- Moves the practitioner from extroversion to introversion.
- Allows us to experience the present state of the mind – sensations, emotions and thoughts.
- Provides the opportunity to practice discriminating the self (awareness) from the objects that arise within it.
- Offers the opportunity to experience the reflection of the self in a still mind, whereby the student can extract the knowledge or truth of self, from the experience of the reflection of self.
1. Find a quiet place.
2. Sit in a comfortable position with the spine straight yet relaxed. A straight spine allows energy to flow more freely through the body, just like water flowing through a hose without kinks.
Many students practice a variation of the lotus (cross legged) posture on a cushion. Others use a Zen posture, sitting with knees bent, shins to the earth, with a cushion underneath the buttocks and between the legs. In both cases, have the sits bones slightly higher than the knees, shins and feet to relieve back tension. If you like, just sit in a chair with back straight. Choose a position that allows you to be comfortable and alert.
3. Breathe naturally and focus attention on the sensation of the air entering and leaving the nostrils (the object in this case is the breath).
4. Now move your attention to the feet, spending time with each major body part, up to the crown of the head. Take a few breath cycles in each area. Say to yourself, welcoming on the in-breath and softening on the out-breath. Simply relax and welcome what is present without trying to control or change anything.
5. Return your attention to the base of then nose. At first, place 100% of your attention on the object of the practice (breath, candle, or mantra). In time, move from object to subject, from the breath or object to awareness (presence or being) itself. This transition is supported by noticing the space, emptiness, or silence that grows with practice.
Vipassana (Buddhist Insight) Meditation, thought to have been taught by the Buddha, is extremely powerful in that it greatly helps with the process of dis-identification with sensation, emotion and thought. Our identification with sensation, emotion, and thought is one of the main causes of suffering. For many of us, sensation, emotion and thought are like great mountains that capture our attention and hypnotize us. With practice, that which was once a mountain, becomes a grain of sand.
In the first stage of Vipassana, we focus on the sensation of breath, as it passes in and out of the nostrils. When body sensation, emotion or thought arise, they are noted, “sensing, feeling or thinking,” and attention is returned to the breath.
With Vipassana, we hold the attitude of loving-kindness towards our experience. As Jack Kornfield shared, “the mind is like a puppy that wants to run and play.” We simply pick up the puppy with gentleness and place him down in our lap. This is returning to the breath.

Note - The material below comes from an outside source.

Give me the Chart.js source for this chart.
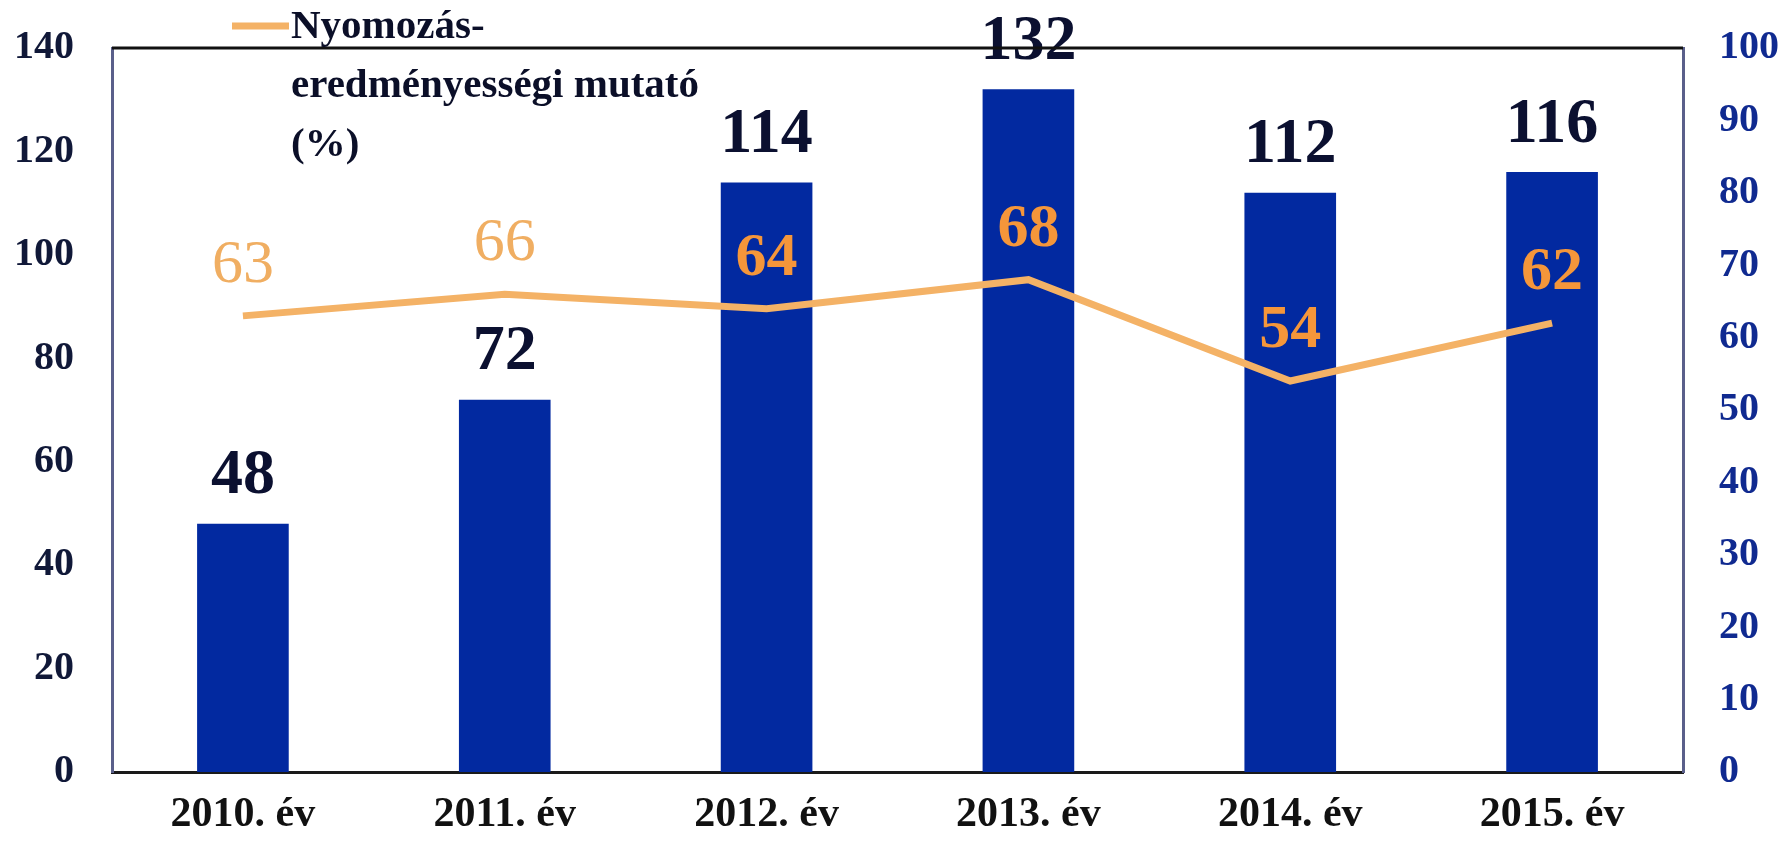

In the second stage of Vipassana, when a sensation, emotion or thought becomes more powerful than our ability to return comfortably to the anchor/breath, we then change anchors. For example, if we feel great fear, we notice where we are experiencing the fear, possibly in the throat, chest or solar plexus. We then bring attention to the fear and breathe, holding the space with love and kindness. We relinquish all story of mind and welcome and soften around all that arises. In time, the emotion will dissolve, though it might intensify for a time, and then we can return to the breath/anchor.
A tool that can often help during stage two, is to ask the question, what do I have to believe, in order to sustain this emotion? In most cases the answer to this questions is simply not true and we can release it with love.
In the third stage of Vipassana, we transfer attention from the breath to the silence and emptiness that surrounds and infuses it. The space between and around sensation, emotion or thought is like the blue sky through which the clouds pass.
When first learning to practice, we focus all our attention on an object such as breath or mantra. In time we soften this attention and transition from object (breath or mantra) to subject (awareness itself).
Conclusion: Meditation moves our attention from extroversion (the external world of objects) to introversion (the internal world of subtle objects). It can be a helpful form of contemplation or self inquiry. It can support us in neutralizing our binding fears and desires as we remain open and unattached to all that arises.
If you find meditation too difficult, it’s often because your vasana (karmic) load is too heavy. Vasanas are the binding likes and dislikes, desires and fears, based on past action. Consider the metaphor of a person in a boat being rocked by giant waves (vasanas). How could you possibly contemplate upon something as subtle as the reflection of the self in meditation if you are being rocked by your past karma. What to do? Practice Karma Yoga. This is the place to begin if you find sitting in meditation practice to be too difficult.